Method for scheduling transmissions in a buffered switch

• Main Authors: Sui, Kai-Yeung S, Kam, Anthony C
• Format: Patent
• Language: English
• Published: 19.03.2002

Switches and routers have traditionally employed output-queuing. When packets or cells arrive at an input port, they are immediately transferred by a high-speed switching fabric to the correct output port and stored in output queues. Various queue management policies which have been considered, such as virtual clock algorithms, deficit round robin, weighted fair queuing or generalized processor sharing, and many variations, have attempted to control precisely the time of departure of packets belonging to different virtual circuits (VCs) or flows or sessions, thus providing various quality-of-service (QoS) features such as delay, bandwidth and fairness guarantees.

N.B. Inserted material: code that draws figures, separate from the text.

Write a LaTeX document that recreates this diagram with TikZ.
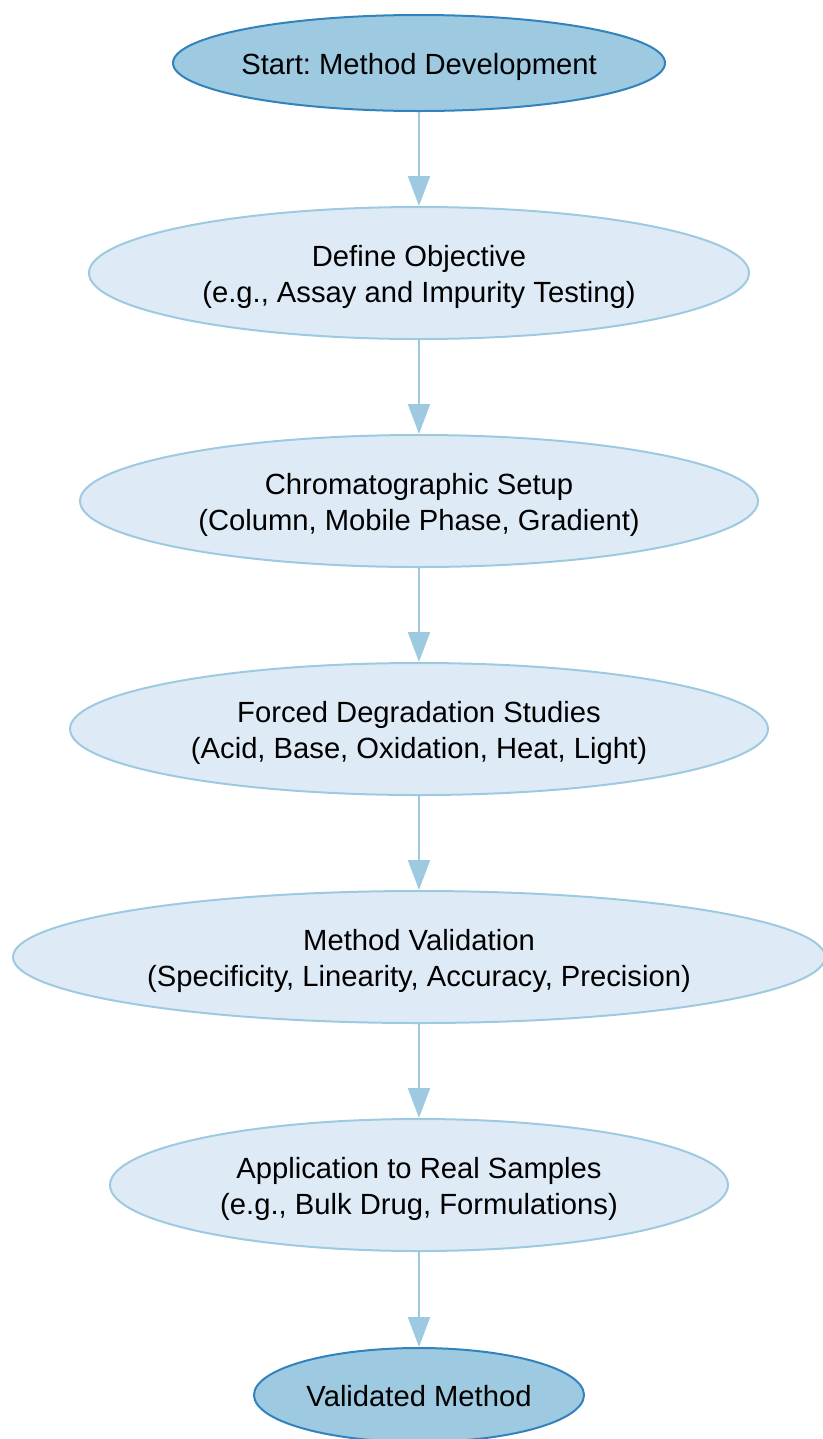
\documentclass[tikz,border=0pt]{standalone}
\usepackage{fontspec}
\setmainfont{Liberation Sans}
\usetikzlibrary{shapes.geometric,arrows.meta}
\definecolor{darkfill}{HTML}{9ECAE1}
\definecolor{darkline}{HTML}{3182BD}
\definecolor{lightfill}{HTML}{DEEBF7}
\definecolor{lightline}{HTML}{9ECAE1}
\definecolor{arrowcol}{HTML}{9ECAE1}
\frenchspacing
\newcommand{\ctext}[1]{\raisebox{-3pt}[\height][\depth]{\makebox[0pt]{\begin{tabular}{@{}c@{}}#1\end{tabular}}}}
\tikzset{
  base/.style={ellipse, inner sep=0pt, line width=1.5pt, font=\fontsize{21.9pt}{27pt}\selectfont},
  terminal/.style={base, fill=darkfill, draw=darkline},
  stepnode/.style={base, fill=lightfill, draw=lightline},
  flow/.style={draw=arrowcol, line width=1.5pt, -{Triangle[length=22.5pt,width=16.5pt]}}
}
\begin{document}
\begin{tikzpicture}[x=0.75pt,y=-0.75pt]
\useasboundingbox (0,0) rectangle (822,1439);
\node[terminal, minimum width=369pt, minimum height=72pt] (start) at (419,63) {\ctext{Start: Method Development}};
\node[stepnode, minimum width=495pt, minimum height=99pt] (obj) at (419,273) {\ctext{Define Objective\\(e.g., Assay and Impurity Testing)}};
\node[stepnode, minimum width=508.5pt, minimum height=99pt] (chrom) at (419,501) {\ctext{Chromatographic Setup\\(Column, Mobile Phase, Gradient)}};
\node[stepnode, minimum width=523.5pt, minimum height=99pt] (forced) at (419,729) {\ctext{Forced Degradation Studies\\(Acid, Base, Oxidation, Heat, Light)}};
\node[stepnode, minimum width=609pt, minimum height=99pt] (valid) at (419,957) {\ctext{Method Validation\\(Specificity, Linearity, Accuracy, Precision)}};
\node[stepnode, minimum width=463.5pt, minimum height=99pt] (app) at (419,1185) {\ctext{Application to Real Samples\\(e.g., Bulk Drug, Formulations)}};
\node[terminal, minimum width=247.5pt, minimum height=70.5pt] (done) at (419,1395) {\ctext{Validated Method}};
\draw[flow] (start) -- (obj);
\draw[flow] (obj) -- (chrom);
\draw[flow] (chrom) -- (forced);
\draw[flow] (forced) -- (valid);
\draw[flow] (valid) -- (app);
\draw[flow] (app) -- (done);
\end{tikzpicture}
\end{document}
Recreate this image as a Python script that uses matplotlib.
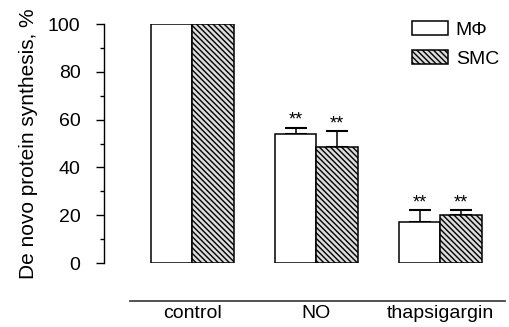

A method for scheduling transmission of cells through a data switch having a plurality of inputs and outputs provides a plurality of buffers at each input. Each buffer corresponds to an output, or to a virtual circuit. A weight is assigned to each buffer; and buffers are selected according to a maximal weighted matching. Finally, cells are transmitted from the selected buffers to the corresponding outputs. Weights are based on number of credits associated with each buffer. Optionally, the weight is zero if the associated buffer is empty. A credit bucket size may be assigned to each buffer to limit the number of credits when the buffer is empty. Alternatively, weights are set to either buffer length, or to the number of credits, whichever is less. Or, weights may be set to validated waiting times associated with the oldest cells. Each input/output pair is assigned the maximum weight of any associated virtual connection. Fairness is provided in leftover bandwidth by determining a second matching between remaining inputs and outputs. Buffers are selected according to the second matching. In addition, a linked list structure is provided. Each list is associated with a weight, and holds references to buffers which have that weight, and has links to next and previous lists associated respectively with weights one greater and one less than the subject list's associated weight. Each reference is placed in a list associated with the respective weight. Upon changing a buffer's weight, its reference is moved to the list corresponding to the new weight. Previously unselected buffers are selected from the lists in order descending weights.